Data listing
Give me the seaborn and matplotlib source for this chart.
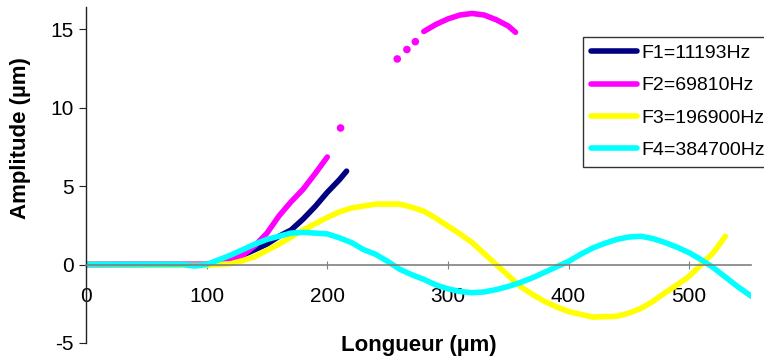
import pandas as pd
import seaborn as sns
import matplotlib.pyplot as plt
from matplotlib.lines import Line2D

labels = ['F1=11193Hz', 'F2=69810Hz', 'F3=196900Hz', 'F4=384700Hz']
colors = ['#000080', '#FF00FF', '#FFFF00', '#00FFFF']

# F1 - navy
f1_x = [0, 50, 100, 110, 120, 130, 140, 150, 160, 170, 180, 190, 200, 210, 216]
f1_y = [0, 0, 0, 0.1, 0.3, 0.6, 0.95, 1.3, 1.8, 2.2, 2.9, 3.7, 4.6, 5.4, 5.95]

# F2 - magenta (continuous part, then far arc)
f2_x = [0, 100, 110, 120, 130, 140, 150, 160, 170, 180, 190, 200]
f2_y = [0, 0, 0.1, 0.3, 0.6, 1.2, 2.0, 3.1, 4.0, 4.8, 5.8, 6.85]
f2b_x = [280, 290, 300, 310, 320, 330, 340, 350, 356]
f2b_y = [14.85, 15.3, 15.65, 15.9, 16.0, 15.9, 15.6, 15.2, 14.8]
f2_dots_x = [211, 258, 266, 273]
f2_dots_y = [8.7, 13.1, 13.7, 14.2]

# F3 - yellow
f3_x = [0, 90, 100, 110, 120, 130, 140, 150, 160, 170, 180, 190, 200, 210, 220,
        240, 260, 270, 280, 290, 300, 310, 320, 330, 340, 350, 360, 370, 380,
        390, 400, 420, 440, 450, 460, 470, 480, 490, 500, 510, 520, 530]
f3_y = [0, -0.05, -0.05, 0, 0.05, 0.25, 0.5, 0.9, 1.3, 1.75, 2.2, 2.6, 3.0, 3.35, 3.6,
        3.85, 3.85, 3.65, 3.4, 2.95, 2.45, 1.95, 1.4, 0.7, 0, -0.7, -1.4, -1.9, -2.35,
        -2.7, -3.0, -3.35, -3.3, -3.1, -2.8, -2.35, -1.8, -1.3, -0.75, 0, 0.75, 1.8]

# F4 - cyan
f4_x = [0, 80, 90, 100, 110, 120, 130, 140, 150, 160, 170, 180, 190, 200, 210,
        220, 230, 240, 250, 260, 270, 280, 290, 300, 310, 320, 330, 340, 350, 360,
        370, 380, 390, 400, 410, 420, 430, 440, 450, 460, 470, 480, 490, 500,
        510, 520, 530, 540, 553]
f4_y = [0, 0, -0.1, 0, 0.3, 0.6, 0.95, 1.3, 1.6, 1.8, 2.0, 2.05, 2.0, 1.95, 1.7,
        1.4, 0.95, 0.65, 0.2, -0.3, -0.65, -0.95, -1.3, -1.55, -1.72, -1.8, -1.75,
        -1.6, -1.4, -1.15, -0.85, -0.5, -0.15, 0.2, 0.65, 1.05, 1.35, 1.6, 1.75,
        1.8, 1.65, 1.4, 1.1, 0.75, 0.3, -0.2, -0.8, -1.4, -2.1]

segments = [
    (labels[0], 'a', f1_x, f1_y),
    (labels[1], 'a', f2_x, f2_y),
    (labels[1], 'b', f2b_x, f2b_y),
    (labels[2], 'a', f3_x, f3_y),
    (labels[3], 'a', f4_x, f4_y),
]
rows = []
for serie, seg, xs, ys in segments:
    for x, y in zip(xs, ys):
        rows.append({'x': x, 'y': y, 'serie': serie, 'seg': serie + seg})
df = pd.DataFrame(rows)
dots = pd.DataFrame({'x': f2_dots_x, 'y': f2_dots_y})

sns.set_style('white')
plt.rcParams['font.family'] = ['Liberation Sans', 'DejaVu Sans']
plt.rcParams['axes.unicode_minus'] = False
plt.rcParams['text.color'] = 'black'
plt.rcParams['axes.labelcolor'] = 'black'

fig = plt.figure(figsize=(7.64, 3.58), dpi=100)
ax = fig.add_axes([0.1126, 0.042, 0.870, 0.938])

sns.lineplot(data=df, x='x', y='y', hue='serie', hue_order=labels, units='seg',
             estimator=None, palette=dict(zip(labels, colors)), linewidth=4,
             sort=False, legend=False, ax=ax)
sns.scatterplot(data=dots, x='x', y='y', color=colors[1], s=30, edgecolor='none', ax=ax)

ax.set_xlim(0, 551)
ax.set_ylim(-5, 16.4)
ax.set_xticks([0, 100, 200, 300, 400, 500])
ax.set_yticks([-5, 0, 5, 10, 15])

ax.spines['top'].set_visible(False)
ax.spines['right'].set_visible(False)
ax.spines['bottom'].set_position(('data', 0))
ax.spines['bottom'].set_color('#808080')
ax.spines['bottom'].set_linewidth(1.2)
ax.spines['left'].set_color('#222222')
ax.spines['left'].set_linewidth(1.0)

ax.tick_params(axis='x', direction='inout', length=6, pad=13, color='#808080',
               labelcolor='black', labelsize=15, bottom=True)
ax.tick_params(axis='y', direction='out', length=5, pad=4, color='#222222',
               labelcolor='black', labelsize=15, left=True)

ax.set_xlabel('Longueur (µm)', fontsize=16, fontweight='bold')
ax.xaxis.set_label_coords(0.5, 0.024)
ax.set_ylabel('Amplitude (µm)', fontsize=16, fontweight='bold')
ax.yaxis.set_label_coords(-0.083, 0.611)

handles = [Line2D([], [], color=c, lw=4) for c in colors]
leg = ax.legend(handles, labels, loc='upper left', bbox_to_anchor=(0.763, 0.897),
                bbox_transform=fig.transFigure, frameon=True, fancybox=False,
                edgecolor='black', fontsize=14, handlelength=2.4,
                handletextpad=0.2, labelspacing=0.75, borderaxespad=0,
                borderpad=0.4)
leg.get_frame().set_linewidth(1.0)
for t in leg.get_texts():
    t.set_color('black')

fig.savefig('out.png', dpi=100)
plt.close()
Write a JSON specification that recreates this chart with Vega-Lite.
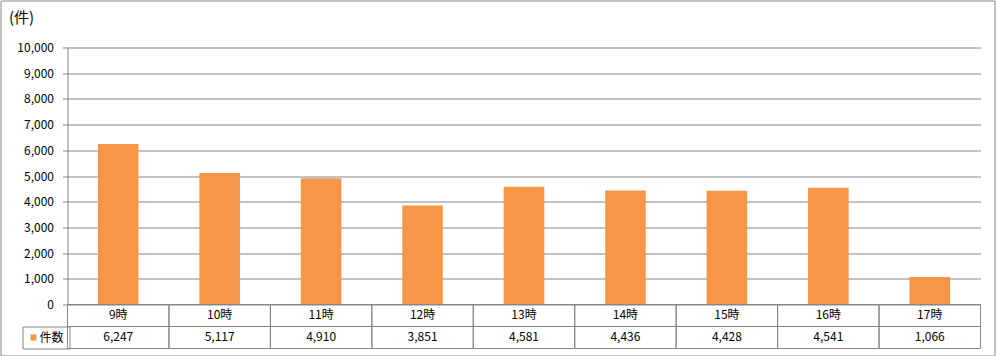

Prompt
From the first line above through the line containing "4.6, 5.4, 5.95]", copy everything exactly, without the pictures.

Finished answer
Give me the seaborn and matplotlib source for this chart.
import pandas as pd
import seaborn as sns
import matplotlib.pyplot as plt
from matplotlib.lines import Line2D

labels = ['F1=11193Hz', 'F2=69810Hz', 'F3=196900Hz', 'F4=384700Hz']
colors = ['#000080', '#FF00FF', '#FFFF00', '#00FFFF']

# F1 - navy
f1_x = [0, 50, 100, 110, 120, 130, 140, 150, 160, 170, 180, 190, 200, 210, 216]
f1_y = [0, 0, 0, 0.1, 0.3, 0.6, 0.95, 1.3, 1.8, 2.2, 2.9, 3.7, 4.6, 5.4, 5.95]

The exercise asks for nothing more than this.